1879 Gansu earthquake
- UTC time: 1879-06-30
- Local date: July 1, 1879
- Magnitude: 8.0 M_{s}
- Epicenter: 33°12′N 104°42′E﻿ / ﻿33.2°N 104.7°E
- Areas affected: China
- Max. intensity: MMI XI (Extreme)
- Landslides: Many
- Foreshocks: Yes
- Casualties: 22,000

= 1879 Gansu earthquake =

Deadly earthquake in China in 1879

The 1879 Gansu earthquake occurred at about 04:00 local time on 1 July. It had an estimated magnitude of 8.0 on the scale and a maximum perceived intensity of XI (Extreme) on the Mercalli intensity scale. The epicenter was in Wudu District in southern Gansu, close to the border with Sichuan. It caused widespread damage and killed an estimated 22,000 people.

==Tectonic setting==
The area of the earthquake lies just to the north of the eastern end of the East Kunlun Fault, a major left-lateral strike-slip fault zone that forms the boundary between the Bayan Har block, to the south, and the Eastern Kunlun–Qaidam block to the north, two parts of the Tibetan Plateau. As a whole the Tibetan Plateau is spreading to the east. Where it reaches the Sichuan Basin, which overlies the Yangtze plate, a thick and less deformable part of the lithosphere, a series of southwest–northeast trending thrust faults have formed, known collectively as the Longmenshan Fault, the rupture of which was responsible for the 2008 Sichuan earthquake.

==Earthquake==
The earthquake was preceded by foreshocks in the few days before the mainshock.

The meizoseismal area extends 70 km in a WSW-ENE direction and is 30 km across. The earthquake may have been caused by movement on the WSW-ENE trending Fanjiaba-Linjiang Fault. This fault correlates well with a 30 km long lineament seen on satellite images. The similarly oriented Hanan-Daoqizi-Maopola fault zone has also been proposed as a likely candidate. A rupture extent of 190 km has been estimated for this earthquake with a slip of 7.2 m.
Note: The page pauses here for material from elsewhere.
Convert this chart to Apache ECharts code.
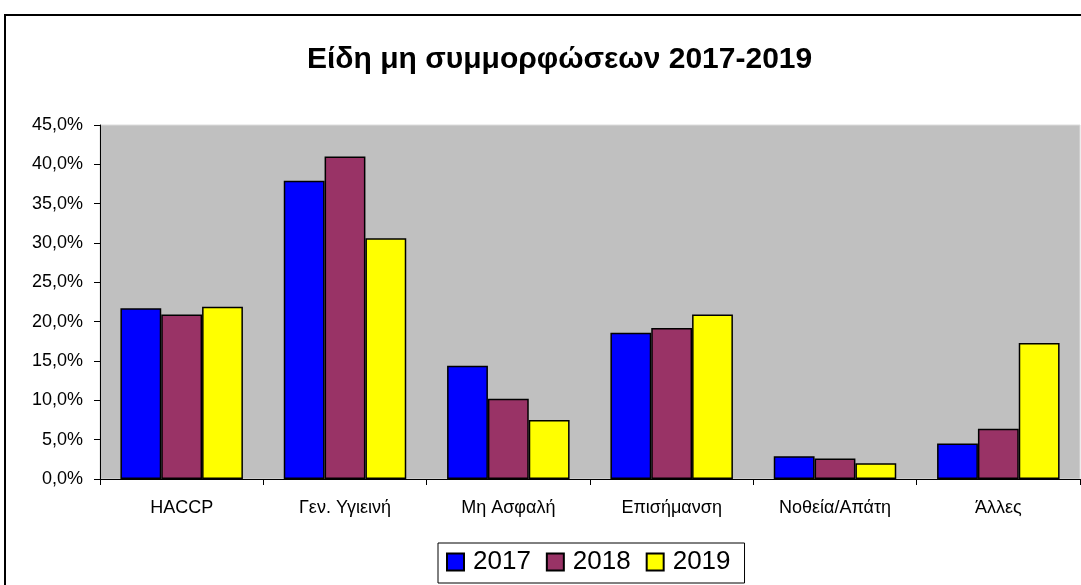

The earthquake triggered many landslides and caused the formation of several natural dams 40 to 120 m in height.

==Damage==
In Wudu city there were a total of 9,881 casualties, with many houses damaged and about half of the livestock killed. Large parts of the city walls were badly damaged and 60 temples were destroyed at Wanshou Hill. In Wenxian and the surrounding villages 10,792 people were killed. Many homes were destroyed and the city walls collapsed.